A clever marketing strategy will identify these reasons and raise the level of pain to a point where the status quo starts to get rattled and buyers are compelled to take action. These are the strategically significant pain points; they confer some kind of advantage or leverage in your marketing effort to attract your ideal clients.
I want to draw out two types of pain points or sets of problems you should be thinking about right up front. These are what I’ve referred to firstly as Surface Pain Points and the other is Unaware Pain Points.
Surface Pain Points
The surface pain points are usually somewhat obvious, or at least easily discovered by asking the target audience. They’ll take a minimum effort to figure out and tend to draw on a relatively shallow level of insight. These are also the ones most of your competitors will likely be targeting (for all those reasons just mentioned).
Surface pain lines up directly with your buyer’s perspective.
In theory, this sounds like a good thing as you can match your offer to their desired outcomes, but being too dependent on this approach comes with some significant drawbacks:
- You are the expert. The buyer’s understanding of their problems is limited, lacks clarity and is possibly misinformed.
- The buyer doesn’t know what they don’t know. If you orientate your marketing too much around surface pain, you allow the client to control and limit the messaging which in turn diminishes the advantage you have as the expert.
- If you are in a competitive space, everyone wants the quick sale, tells the client what they want to hear and therefore tries to solve the same surface problems. This just makes cut through in your messaging so much harder.
- It’s harder to loosen the status quo from this position.
The Unaware Pain Points
In contrast, marketing to the unaware pain points lines up directly with your perspective as the expert.
It’s usually not until you dig beneath the surface and understand the pain causing the pain, that you’ll find the real marketing gold – the intel needed to skip the crowds and sit in the box seat of winning a new, high-quality client.
The deeper your level of expertise in the client’s problem space, the more accurately and insightful your perspective will be into what they really need, not what they thought they needed.
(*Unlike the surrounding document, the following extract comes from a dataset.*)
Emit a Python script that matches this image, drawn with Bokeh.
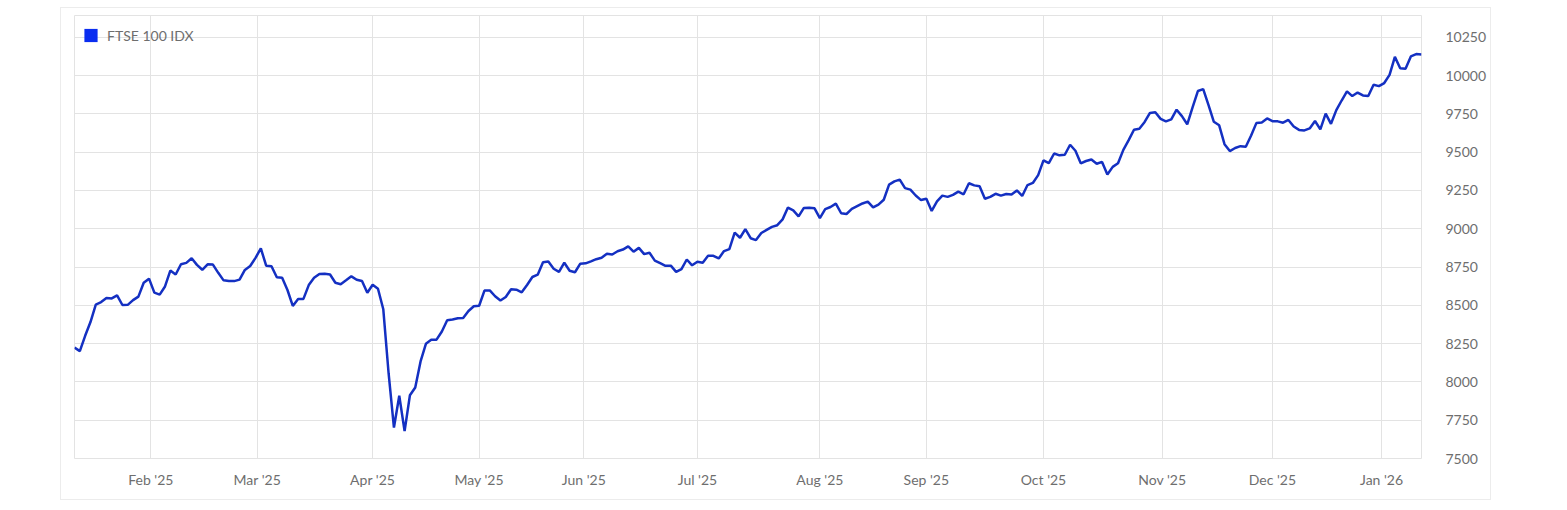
import pandas as pd
from bokeh.plotting import figure
from bokeh.models import (Range1d, FixedTicker, ColumnDataSource, Legend, LegendItem)
from bokeh.embed import file_html
from bokeh.resources import INLINE

series_name = "FTSE 100 IDX"
first_day = "2025-01-13"
last_day = "2026-01-13"
market_holidays = ["2025-04-18", "2025-04-21", "2025-05-05", "2025-05-26",
                   "2025-08-25", "2025-12-25", "2025-12-26", "2026-01-01"]

ftse_close = [
    # Jan 2025 (from 13th)
    8224, 8201, 8301, 8391, 8505, 8521, 8548, 8545, 8565, 8502, 8503, 8534, 8557, 8647, 8674,
    # Feb
    8583, 8570, 8623, 8727, 8701, 8768, 8777, 8807, 8764, 8732, 8768, 8766, 8712, 8663, 8659,
    8658, 8668, 8731, 8757, 8810,
    # Mar
    8871, 8759, 8755, 8683, 8680, 8600, 8496, 8541, 8542, 8632, 8680, 8705, 8706, 8701, 8647,
    8638, 8663, 8689, 8667, 8659, 8582,
    # Apr
    8634, 8608, 8474, 8055, 7702, 7910, 7679, 7913, 7964, 8134, 8249, 8275, 8276, 8329, 8403,
    8407, 8415, 8417, 8463, 8494,
    # May
    8497, 8596, 8597, 8559, 8531, 8554, 8605, 8602, 8585, 8633, 8685, 8700, 8781, 8786, 8739,
    8718, 8778, 8726, 8716, 8772,
    # Jun
    8774, 8787, 8801, 8811, 8837, 8832, 8853, 8864, 8885, 8850, 8875, 8834, 8843, 8792, 8775,
    8758, 8759, 8718, 8736, 8799, 8761,
    # Jul
    8785, 8778, 8823, 8823, 8806, 8854, 8867, 8975, 8941, 8998, 8938, 8926, 8972, 8992, 9012,
    9023, 9061, 9138, 9120, 9081, 9136, 9137, 9133,
    # Aug
    9069, 9128, 9142, 9164, 9101, 9096, 9129, 9147, 9165, 9177, 9139, 9157, 9189, 9288, 9309,
    9321, 9265, 9255, 9217, 9187,
    # Sep
    9196, 9116, 9178, 9216, 9208, 9221, 9242, 9225, 9297, 9283, 9277, 9196, 9208, 9228, 9216,
    9227, 9223, 9250, 9214, 9285, 9299, 9350,
    # Oct
    9446, 9428, 9491, 9479, 9483, 9548, 9509, 9427, 9442, 9452, 9424, 9436, 9354, 9404, 9427,
    9515, 9578, 9646, 9653, 9697, 9756, 9760, 9717,
    # Nov
    9701, 9714, 9777, 9735, 9682, 9792, 9899, 9911, 9807, 9698, 9675, 9552, 9507, 9527, 9539,
    9535, 9609, 9691, 9694, 9720,
    # Dec
    9702, 9701, 9692, 9710, 9667, 9645, 9642, 9655, 9703, 9649, 9751, 9685, 9774, 9837, 9897,
    9866, 9889, 9870, 9866, 9940, 9931,
    # Jan 2026
    9951, 10004, 10122, 10048, 10044, 10125, 10140, 10137,
]

month_starts = ["2025-02-01", "2025-03-01", "2025-04-01", "2025-05-01", "2025-06-01",
                "2025-07-01", "2025-08-01", "2025-09-01", "2025-10-01", "2025-11-01",
                "2025-12-01", "2026-01-01"]
month_labels = ["Feb '25", "Mar '25", "Apr '25", "May '25", "Jun '25", "Jul '25",
                "Aug '25", "Sep '25", "Oct '25", "Nov '25", "Dec '25", "Jan '26"]
y_ticks = [7500, 7750, 8000, 8250, 8500, 8750, 9000, 9250, 9500, 9750, 10000, 10250]

# trading days (ordinal x axis, weekends / holidays compressed)
dates = [d for d in pd.bdate_range(first_day, last_day)
         if d.strftime("%Y-%m-%d") not in market_holidays]
idx = list(range(len(dates)))
source = ColumnDataSource(dict(x=idx, close=ftse_close))

# month boundaries expressed on the trading-day axis
tick_pos = []
for m in month_starts:
    t = pd.Timestamp(m)
    i = next(k for k, d in enumerate(dates) if d >= t)
    d0, d1 = dates[i - 1], dates[i]
    tick_pos.append(round((i - 1) + (t - d0) / (d1 - d0), 4))

FONT = "Lato"
TXT = "#6e6e6e"
GRID = "#e3e3e3"
FS = "14px"

p = figure(frame_width=1347, frame_height=443,
           x_range=Range1d(0, len(dates) - 1), y_range=Range1d(7500, 10392),
           output_backend="svg", toolbar_location=None, y_axis_location="right",
           min_border_left=13, min_border_top=7, min_border_right=69, min_border_bottom=41)
p.margin = (7, 0, 0, 60)
p.styles = {"border": "1px solid #ececec", "box-sizing": "border-box"}
p.background_fill_color = "white"
p.border_fill_color = "white"
p.outline_line_color = GRID

for ax in (p.xaxis[0], p.yaxis[0]):
    ax.axis_line_color = None
    ax.major_tick_line_color = None
    ax.minor_tick_line_color = None
    ax.major_label_text_font = FONT
    ax.major_label_text_font_size = FS
    ax.major_label_text_color = TXT

p.xaxis.ticker = FixedTicker(ticks=tick_pos)
p.xaxis.major_label_overrides = {tp: lab for tp, lab in zip(tick_pos, month_labels)}
p.xaxis.major_label_standoff = 6
p.yaxis.ticker = FixedTicker(ticks=y_ticks)
p.yaxis.major_label_text_align = "right"
p.yaxis.major_label_standoff = 18

p.xgrid.ticker = FixedTicker(ticks=tick_pos)
p.ygrid.ticker = FixedTicker(ticks=y_ticks)
for g in (p.xgrid[0], p.ygrid[0]):
    g.grid_line_color = GRID
    g.grid_line_width = 1

p.line("x", "close", source=source, line_color="#1430c2", line_width=2.5)

swatch = p.scatter("x", "close", source=source, marker="square", size=0,
                   fill_color="#0a2df0", line_color=None)
legend = Legend(items=[LegendItem(label=series_name, renderers=[swatch])],
                location="top_left", margin=0, padding=0,
                glyph_width=33, glyph_height=40, label_height=40, label_standoff=-6,
                background_fill_alpha=0, border_line_color=None,
                label_text_font=FONT, label_text_font_size=FS, label_text_color=TXT)
p.add_layout(legend)

open("out.html", "w").write(file_html(p, INLINE))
You’ll be able to anticipate the things they don’t know yet and predict risks that haven’t even crossed their mind.
Your marketing instead becomes far more educational, helping your target audience better understand the challenges they face, reframe the outcomes they think they need and obtain greater clarity on who is best placed to help them.
Introducing buyers to a new set of problems that were completely off their radar can be one of the most effective triggers to disrupt the status quo. Once the trigger is introduced it often moves the buyer another step along in the buyer’s journey to at least start educating themselves and considering possible solutions.
When I start developing a marketing approach, most of my time is spent trying to unpack these “unaware” pain points and thinking through how they could potentially fit into the buyer journey.
There are 3 types that I find useful to contemplate.
Buyers can be completely unaware of problems when they don’t have any present observable impact. They can be looming problems up ahead. Delaying corrective action now is going to see those problems come to fruition.
They can also be problems that result in the loss of something they never had in the first place. Things like opportunities that are silently passing them by because of an underlying issue, bad decision or wrong priorities due to an inadequate perspective.
Reducing some of the “bliss” should help to loosen the status quo.
Pain that’s misdiagnosed
The pain felt by your target audience is usually rooted in deeper issues than they are aware of. Reframing the problem they thought they had, into a different but potentially more insightful set of problems introduces a different perspective of what a solution might look like.
This kind of pain is particularly powerful as it connects directly to surface problems. You can speak and harness pain they already feel, but also introduce them to different ways of thinking about the problem, seeing it deeper and clearer than they’ve seen it before. We all talk about “light bulb” moments. This is often where they come from.
Again, this ramps up your position as a genuine expert and allows you to start to inject yourself into the solution.
Pain that can’t be articulated
Not being able to articulate a problem can be a strong reason for remaining in the status quo.
How often do business owners complain, “it shouldn’t be this hard”. Or “surely there’s got to be an easier way?” There’s clearly some level of discomfort, a hunch that maybe something is wrong, but it’s difficult to even define what is wrong or whether it’s just par for the course.
Anyone who can pinpoint discomfort and bring clarification to the situation demonstrates not just empathy, but insight and clear thinking that only comes from genuine expertise. If it is a genuine problem with potential solutions you’ve just won yourself another follower who values your perspective.
In my experience, too many professional services firms seem bent on sabotaging their own marketing efforts. They assume the client knows what they need and spend all their marketing resources positioning around this. They dumb down their expertise into generic services, regurgitate the same content as everyone else and focus on telling their buyers what they want to hear.
When you position around your expert perspective by focussing your marketing on what your target audience doesn’t know, the more opportunity you create to strengthen your position of influence. It’s critical you have a perspective that communicates clearly your approach and thinking to solve these problems.
Do this well, and you’ll gain followers who give you permission to educate them into your way of thinking. Not only does your perspective now start to build a fence around them, making it harder for competitors to gain a position of influence, but they become a better-quality client, aligned closer to how you work and the expertise you deliver.